In F/TR a battle for 2nd, 3rd & 4th place was raging between Peter Dommett, Adam Bagnall and Dan Lomas – any of them could take 2nd place as they went into Stage 4.
Stage 4 1,000yds
There seemed to be a trend of declining wind strength all morning from the peak, if it could be called that during detail 1 of Stage 3 onwards, so by the time we got on to the firing point for the last 2+20 stage of the match, the wind really had died away to nothing more than a gentle zephyr. The temperature had risen a little too, so along with near perfect visibility, all the ingredients were there for a trigger-puller’s dream shoot. This was going to boil down to sheer accuracy of rifles and ammo’ and maybe just a tiny soupcon of luck as always.
It was a great way to end the match; we had optimum conditions to really show what our rifles could do and boy, did some really shine; Craig Titmus deserves special mention for his record-level shoot a 100.14 and with a well-used SAUM too, he reckons it has around 1,400rds through it – and clearly still going strong. The average score was about 95 and only one shooter failed to get into the 90’s. Many shooters would go home in a good mood having seen what their rifles were capable of, and it was great to see so many score so highly, especially guys who perhaps don’t always figure highly on the scoresheets. On the other hand Gary, who up until then had been having a stellar shoot had cause for concern; an otherwise perfectly respectable 93.8 had cost him the match, was the barrel on the way out? Or was it just rotten luck? Either way, it cost him a unique 4th League match in one season.
Now, on the F/TR side we had a real ‘battle royal’ to determine 2nd to 4th. Asad was, like Gary already home and dry as the League winner, all that remained to be determined was who would come next? Adam, Dan or Peter.
As sheer luck would have it, two of the contenders were actually squadded together for this, the last and deciding detail; Peter and Adam. It was a truly nail-biting finish, all Peter had to do was stay in the five-ring on his last shot to equal Adam, a V-bull would be enough to overtake Adam…so what happened on Peter’s very last shot? – It was a 4, so Adam prevailed after all, Peter took bronze and poor Dan was again relegated to 4th. Peter later commented that Adam seemed genuinely upset for him, which speaks volumes about what a true gent Adam is in being magnanimous in victory.

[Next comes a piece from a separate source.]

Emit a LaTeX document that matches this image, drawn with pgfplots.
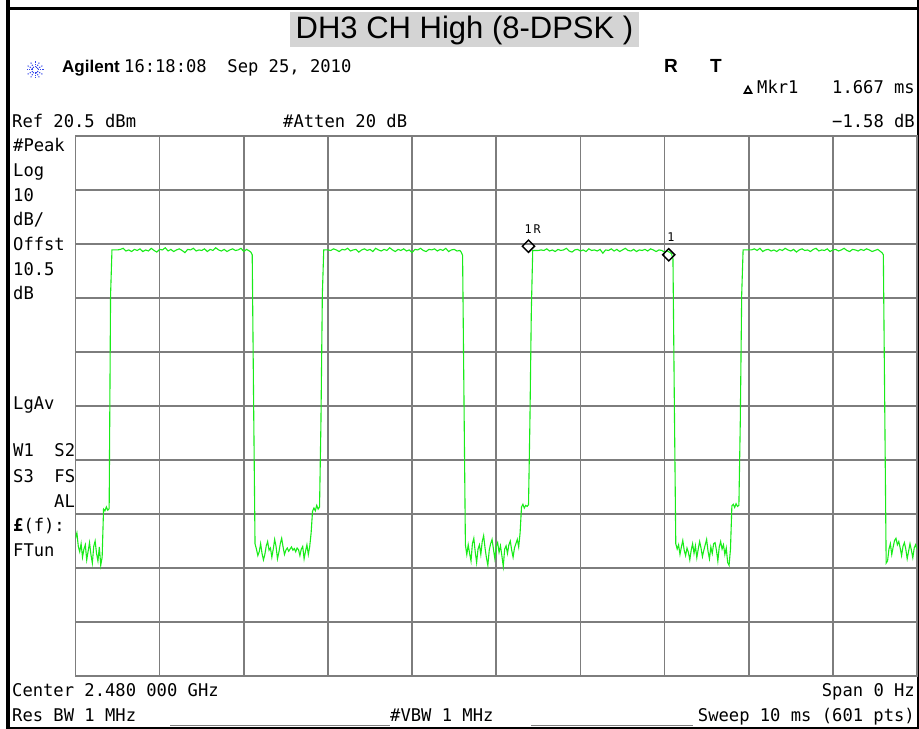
\documentclass[border=0pt]{standalone}
\usepackage{fontspec}
\setmainfont{Liberation Sans}
\newfontfamily\sa{DejaVu Sans Mono}[FakeStretch=0.98]
\usepackage{pgfplots}
\pgfplotsset{compat=1.18}
\definecolor{trace}{RGB}{25,235,25}
\definecolor{gridc}{RGB}{125,125,125}
\definecolor{titlebg}{RGB}{212,212,212}
\definecolor{agblue}{RGB}{50,70,235}
\newcommand{\sz}{\sa\fontsize{17.5bp}{17.5bp}\selectfont}
\newcommand{\ssm}{\sa\fontsize{12bp}{12bp}\selectfont}
\begin{document}
\begin{tikzpicture}[x=1bp,y=1bp]
\path[use as bounding box] (0,0) rectangle (919,729);
% frame
\fill[black] (6,0) rectangle (10,729);
\fill[black] (6,719) rectangle (919,722);
\fill[black] (916.5,0) rectangle (918.5,729);
\fill[black] (6,0) rectangle (919,1.5);
% title
\fill[titlebg] (290,682.3) rectangle (639,717.3);
\node[anchor=base, inner sep=0pt, font=\fontsize{31bp}{31bp}\selectfont] at (464.5,690) {DH3 CH High (8-DPSK )};
% Agilent logo
\foreach \a in {0,30,...,330}{
  \draw[agblue, line width=1bp, dash pattern=on 1.2bp off 1.2bp] (35,659) ++(\a:2.5) -- ++(\a:7);
}
\node[anchor=base west, inner sep=0pt, font=\bfseries\fontsize{17bp}{17bp}\selectfont] at (62,656) {Agilent};
\node[anchor=base west, inner sep=0pt, font=\sz] at (124,656) {16:18:08\ \ Sep 25, 2010};
\node[anchor=base west, inner sep=0pt, font=\bfseries\fontsize{19bp}{19bp}\selectfont] at (664,656) {R};
\node[anchor=base west, inner sep=0pt, font=\bfseries\fontsize{19bp}{19bp}\selectfont] at (710,656) {T};
% marker readout
\draw[line width=1.6bp, line join=miter] (744.5,636) -- (751.5,636) -- (748,642.5) -- cycle;
\node[anchor=base west, inner sep=0pt, font=\sz] at (757,635) {Mkr1};
\node[anchor=base east, inner sep=0pt, font=\sz] at (915,635) {1.667 ms};
\node[anchor=base west, inner sep=0pt, font=\sz] at (12,601) {Ref 20.5 dBm};
\node[anchor=base west, inner sep=0pt, font=\sz] at (283,601) {\#Atten 20 dB};
\node[anchor=base east, inner sep=0pt, font=\sz] at (915,601) {−1.58 dB};
% left column
\node[anchor=base west, inner sep=0pt, font=\sz] at (13,577) {\#Peak};
\node[anchor=base west, inner sep=0pt, font=\sz] at (13,552) {Log};
\node[anchor=base west, inner sep=0pt, font=\sz] at (13,527) {10};
\node[anchor=base west, inner sep=0pt, font=\sz] at (13,503) {dB/};
\node[anchor=base west, inner sep=0pt, font=\sz] at (13,478) {Offst};
\node[anchor=base west, inner sep=0pt, font=\sz] at (13,453) {10.5};
\node[anchor=base west, inner sep=0pt, font=\sz] at (13,429) {dB};
\node[anchor=base west, inner sep=0pt, font=\sz] at (13,319) {LgAv};
\node[anchor=base west, inner sep=0pt, font=\sz] at (13,272) {W1\ \ S2};
\node[anchor=base west, inner sep=0pt, font=\sz] at (13,246) {S3\ \ FS};
\node[anchor=base west, inner sep=0pt, font=\sz] at (54,221) {AL};
\node[anchor=base west, inner sep=0pt, font=\sz] at (13,197) {\textbf{£}(f):};
\node[anchor=base west, inner sep=0pt, font=\sz] at (13,172) {FTun};
% bottom
\node[anchor=base west, inner sep=0pt, font=\sz] at (12,32) {Center 2.480 000 GHz};
\node[anchor=base east, inner sep=0pt, font=\sz] at (915,32) {Span 0 Hz};
\node[anchor=base west, inner sep=0pt, font=\sz] at (12,7) {Res BW 1 MHz};
\node[anchor=base west, inner sep=0pt, font=\sz] at (390,7) {\#VBW 1 MHz};
\node[anchor=base east, inner sep=0pt, font=\sz] at (915,7) {Sweep 10 ms (601 pts)};
\draw[gray, line width=0.8bp] (170,4) -- (390,4);
\draw[gray, line width=0.8bp] (531,4) -- (693,4);
\begin{axis}[
  at={(75.5bp,53bp)}, anchor=south west,
  width=841.5bp, height=540bp, scale only axis,
  xmin=0, xmax=600, ymin=-79.5, ymax=20.5,
  xtick={0,60,120,180,240,300,360,420,480,540,600},
  ytick={-79.5,-69.5,-59.5,-49.5,-39.5,-29.5,-19.5,-9.5,0.5,10.5,20.5},
  xticklabels={}, yticklabels={},
  major tick length=0pt,
  grid=major,
  major grid style={gridc, line width=1.6bp},
  axis line style={gridc, line width=1.8bp},
]
\addplot[trace, line width=1.1bp, mark=none] table[x=i, y=v, row sep=\\] {
i v\\
0 -54.0\\ 1 -53.0\\ 2 -55.5\\ 3 -56.5\\ 4 -55.0\\ 5 -57.5\\ 6 -56.0\\ 7 -55.2\\ 8 -58.0\\ 9 -56.4\\
10 -54.8\\ 11 -57.0\\ 12 -58.6\\ 13 -55.5\\ 14 -54.5\\ 15 -56.8\\ 16 -58.2\\ 17 -55.6\\ 18 -59.0\\ 19 -57.5\\
20 -48.6\\ 21 -48.9\\ 22 -48.2\\ 23 -48.8\\ 24 -48.5\\ 25 -9.0\\
26 -0.6\\ 28 -0.6\\ 30 -0.6\\ 32 -0.5\\ 34 -0.3\\ 36 -0.8\\ 38 -0.6\\ 40 -0.9\\ 42 -0.5\\ 44 -0.7\\
46 -0.4\\ 48 -0.9\\ 50 -0.6\\ 52 -0.8\\ 54 -0.3\\ 56 -0.7\\ 58 -1.0\\ 60 -0.5\\ 62 -0.6\\ 64 -0.2\\
66 -0.8\\ 68 -0.5\\ 70 -0.9\\ 72 -0.6\\ 74 -0.4\\ 76 -0.7\\ 78 -1.1\\ 80 -0.5\\ 82 -0.6\\ 84 -0.3\\
86 -0.8\\ 88 -0.6\\ 90 -0.7\\ 92 -0.4\\ 94 -0.9\\ 96 -0.5\\ 98 -0.7\\ 100 -0.2\\ 102 -0.6\\ 104 -0.8\\
106 -0.5\\ 108 -0.9\\ 110 -0.6\\ 112 -0.4\\ 114 -0.7\\ 116 -0.6\\ 118 -0.3\\ 120 -0.9\\ 122 -0.5\\ 124 -0.8\\
125 -1.0\\ 126 -1.5\\ 127 -28.9\\ 128 -55.0\\
129 -56.0\\ 130 -57.2\\ 131 -56.5\\ 132 -55.0\\ 133 -56.8\\ 134 -58.0\\ 135 -57.0\\ 136 -55.4\\ 137 -54.6\\ 138 -56.2\\
139 -55.8\\ 140 -57.5\\ 141 -56.0\\ 142 -54.2\\ 143 -55.5\\ 144 -57.8\\ 145 -56.6\\ 146 -55.0\\ 147 -54.0\\ 148 -55.6\\
149 -57.0\\ 150 -56.2\\ 151 -55.8\\ 152 -56.4\\ 153 -56.0\\ 154 -55.6\\ 155 -56.2\\ 156 -55.9\\ 157 -56.5\\ 158 -55.8\\
159 -56.1\\ 160 -57.2\\ 161 -56.0\\ 162 -55.5\\ 163 -57.8\\ 164 -56.4\\ 165 -55.2\\ 166 -57.0\\ 167 -55.5\\ 168 -53.0\\
169 -49.0\\ 170 -48.4\\ 171 -48.9\\ 172 -47.9\\ 173 -48.6\\ 174 -48.2\\ 175 -32.6\\ 176 -8.9\\ 177 -0.6\\
178 -0.6\\ 180 -0.6\\ 182 -0.7\\ 184 -0.4\\ 186 -0.6\\ 188 -0.9\\ 190 -0.5\\ 192 -0.6\\ 194 -0.3\\ 196 -0.8\\
198 -0.6\\ 200 -0.5\\ 202 -1.0\\ 204 -0.6\\ 206 -0.4\\ 208 -0.7\\ 210 -0.5\\ 212 -0.9\\ 214 -0.3\\ 216 -0.6\\
218 -0.8\\ 220 -0.5\\ 222 -0.7\\ 224 -0.2\\ 226 -0.6\\ 228 -0.9\\ 230 -0.5\\ 232 -0.7\\ 234 -0.4\\ 236 -0.8\\
238 -0.6\\ 240 -1.1\\ 242 -0.5\\ 244 -0.6\\ 246 -0.3\\ 248 -0.7\\ 250 -0.9\\ 252 -0.5\\ 254 -0.6\\ 256 -0.4\\
258 -0.8\\ 260 -0.5\\ 262 -0.7\\ 264 -0.3\\ 266 -0.9\\ 268 -0.6\\ 270 -0.5\\ 272 -0.8\\ 274 -0.7\\
275 -1.0\\ 276 -1.6\\ 277 -28.5\\ 278 -55.2\\
279 -57.0\\ 280 -55.2\\ 281 -56.8\\ 282 -58.2\\ 283 -55.0\\ 284 -54.0\\ 285 -56.5\\ 286 -58.5\\ 287 -56.0\\ 288 -55.2\\
289 -57.0\\ 290 -54.6\\ 291 -53.5\\ 292 -55.8\\ 293 -57.6\\ 294 -59.0\\ 295 -56.2\\ 296 -55.0\\ 297 -54.2\\ 298 -56.0\\
299 -57.8\\ 300 -55.5\\ 301 -54.8\\ 302 -56.6\\ 303 -55.4\\ 304 -57.2\\ 305 -59.2\\ 306 -56.0\\ 307 -55.4\\ 308 -56.8\\
309 -55.2\\ 310 -54.5\\ 311 -56.2\\ 312 -57.5\\ 313 -55.8\\ 314 -55.0\\ 315 -54.2\\ 316 -55.6\\ 317 -53.0\\
318 -48.2\\ 319 -47.7\\ 320 -48.4\\ 321 -47.9\\ 322 -48.1\\ 323 -47.8\\ 324 -32.4\\ 325 -12.0\\
326 -0.7\\ 328 -0.7\\ 330 -0.7\\ 332 -0.6\\ 334 -0.7\\ 336 -0.4\\ 338 -0.8\\ 340 -0.6\\ 342 -0.9\\ 344 -0.5\\
346 -0.7\\ 348 -0.6\\ 350 -0.3\\ 352 -0.8\\ 354 -1.0\\ 356 -0.6\\ 358 -0.5\\ 360 -0.8\\ 362 -0.6\\ 364 -0.9\\
366 -0.4\\ 368 -0.7\\ 370 -0.6\\ 372 -0.8\\ 374 -0.5\\ 376 -1.2\\ 378 -0.6\\ 380 -0.7\\ 382 -0.4\\ 384 -0.8\\
386 -0.5\\ 388 -0.9\\ 390 -0.6\\ 392 -0.3\\ 394 -0.7\\ 396 -0.8\\ 398 -0.5\\ 400 -0.9\\ 402 -0.6\\ 404 -0.7\\
406 -0.5\\ 408 -0.8\\ 410 -0.4\\ 412 -0.6\\ 414 -0.9\\ 416 -0.6\\ 418 -0.7\\ 420 -1.0\\ 422 -0.8\\ 424 -1.1\\
425 -1.3\\ 426 -2.28\\ 427 -29.5\\ 428 -55.0\\
429 -56.0\\ 430 -55.2\\ 431 -57.0\\ 432 -55.6\\ 433 -54.4\\ 434 -56.2\\ 435 -57.2\\ 436 -55.8\\ 437 -56.6\\ 438 -58.0\\
439 -56.2\\ 440 -55.0\\ 441 -56.8\\ 442 -55.4\\ 443 -57.6\\ 444 -56.0\\ 445 -54.6\\ 446 -55.8\\ 447 -57.4\\ 448 -56.2\\
449 -55.2\\ 450 -54.2\\ 451 -56.4\\ 452 -57.8\\ 453 -55.6\\ 454 -56.8\\ 455 -55.0\\ 456 -54.8\\ 457 -56.2\\ 458 -58.2\\
459 -55.6\\ 460 -54.6\\ 461 -56.0\\ 462 -55.2\\ 463 -57.0\\ 464 -55.8\\ 465 -58.5\\ 466 -59.0\\ 467 -56.0\\
468 -48.0\\ 469 -47.7\\ 470 -48.3\\ 471 -47.6\\ 472 -48.1\\ 473 -47.9\\ 474 -32.4\\ 475 -8.9\\
476 -0.6\\ 478 -0.6\\ 480 -0.6\\ 482 -0.6\\ 484 -0.4\\ 486 -0.7\\ 488 -0.3\\ 490 -0.9\\ 492 -0.6\\ 494 -0.5\\
496 -0.8\\ 498 -0.6\\ 500 -0.9\\ 502 -0.5\\ 504 -0.7\\ 506 -0.3\\ 508 -0.6\\ 510 -0.8\\ 512 -0.5\\ 514 -1.0\\
516 -0.6\\ 518 -0.4\\ 520 -0.7\\ 522 -0.6\\ 524 -0.9\\ 526 -0.5\\ 528 -0.3\\ 530 -0.8\\ 532 -0.6\\ 534 -0.7\\
536 -0.4\\ 538 -0.9\\ 540 -0.6\\ 542 -0.5\\ 544 -0.8\\ 546 -0.6\\ 548 -0.3\\ 550 -0.7\\ 552 -0.9\\ 554 -0.5\\
556 -0.6\\ 558 -0.8\\ 560 -0.5\\ 562 -0.7\\ 564 -0.4\\ 566 -0.6\\ 568 -0.9\\ 570 -0.7\\ 572 -0.5\\ 574 -0.9\\
575 -1.1\\ 576 -1.5\\ 577 -29.8\\ 578 -58.6\\
579 -58.2\\ 580 -56.0\\ 581 -55.0\\ 582 -57.0\\ 583 -55.6\\ 584 -54.4\\ 585 -54.0\\ 586 -55.2\\ 587 -54.6\\ 588 -55.8\\
589 -57.2\\ 590 -55.5\\ 591 -54.8\\ 592 -56.0\\ 593 -57.8\\ 594 -56.4\\ 595 -55.0\\ 596 -56.2\\ 597 -57.6\\ 598 -55.8\\
599 -55.2\\ 600 -56.0\\
};
\addplot[only marks, mark=square, mark size=4.3bp,
  mark options={rotate=45, draw=black, fill=white, line width=1.5bp, yshift=6bp}]
  coordinates {(326,-0.7) (426,-2.28)};
\node[anchor=base, inner sep=0pt, font=\ssm] at (axis cs:326,-0.7) [yshift=17bp] {1\,R};
\node[anchor=base, inner sep=0pt, font=\ssm] at (axis cs:426,-2.28) [yshift=17bp, xshift=-2bp] {1};
\end{axis}
\end{tikzpicture}
\end{document}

Quite apart from the battle of the League contenders; none of whom got on the podium for the last stage, the standard of performance from the F/TR shooters was simply astonishing; Pete Sheffield would have beaten all bar two F/O competitors! The F/TR shooters have taken the accuracy of the humble 308 cartridge to a whole new level of performance; the still-air accuracy of their rifles and ammo’ leaves nothing to be desired at all.
- Craig Titmus 100.14 1. Pete Sheffield 99.8
- Paul Sandie 100.12 2. Steve Rigby 97.6
- Ian Boxall 99.7 3. Stuart Anselm 96.10
The British Championships
Thanks to the mostly very benign wind conditions of day two, there was not much prospect of the leaders being churned up, consequently, three of the overnight leaders stayed on the podium, simply changing places. Ian Boxall had prevailed by two points to take the title of 2019 British F-Class Champion. It has been said many times before (mostly in these reports) that Ian is one of the most consistently good shooters in the League, and here again is yet more evidence of that; all credit to him.
What can we say about the F/TR winner without causing a diplomatic incident? – Lance had some problems with his normal F/O rifles, so he entered the F/TR class – and won! And won very convincingly too by a superb margin of 6 points. It just goes to show that a good shooter is a good shooter, regardless of what class they compete in and Lance is very good indeed.
- Ian Boxall 334.23 1. Lance Vinall 328.17
- Paul Sandie 332.24 2. Pete Sheffield 322.25
- Gary Costello 331.29 3. Robert Hale 319.20
The 2019 National League Winners
What can one say about the 2019 season, other than it was perhaps one of the clearest victories we have seen for a few years and in both F/O and F/TR.
The winners in their respective classes have totally dominated the season right from the outset – Gary and Asad have raised the bar in terms of consistent, high quality shooting, in fact truly World-class shooting. They have each won resoundingly by racking up unassailable leads; leaving all others trailing in their wake.
If there is one key feature that they share, it is the sheer amount of time, effort and money they invest in their chosen sport – the results are clear to see, never has it been more true to say that; “you get out of it, what you put in to it”.
For Gary in particular, this makes it his third National League Championship; he has now equalled Grant Taylor’s long-standing record.
As for Asad, his rise to the top has been absolutely meteoric – no one has ever risen so far, so fast – and all the while with such modesty and good humour. I reckon his total points score of 137 is probably the highest we’ve ever seen in the history of the National League.
Congratulations to both Gary and Asad, we have two popular and very worthy 2019 National League winners.
That’s all for now folks as they say, it has been a long and highly enjoyable season; we’ve been through a lot together; shooting in spring, summer and autumn in scorching sun, lashing rain, and the tail-end of hurricanes. It is time now to look back and take stock and see where we need to improve; to come back next year and give a better account of ourselves. Have a good off-season and see you again in 2020.
PS: There’s just one last competition of 2019; Big Richie’s “All Distance Challenge” next weekend at Altcar; many familiar faces from the League will be there – and after that, hibernation!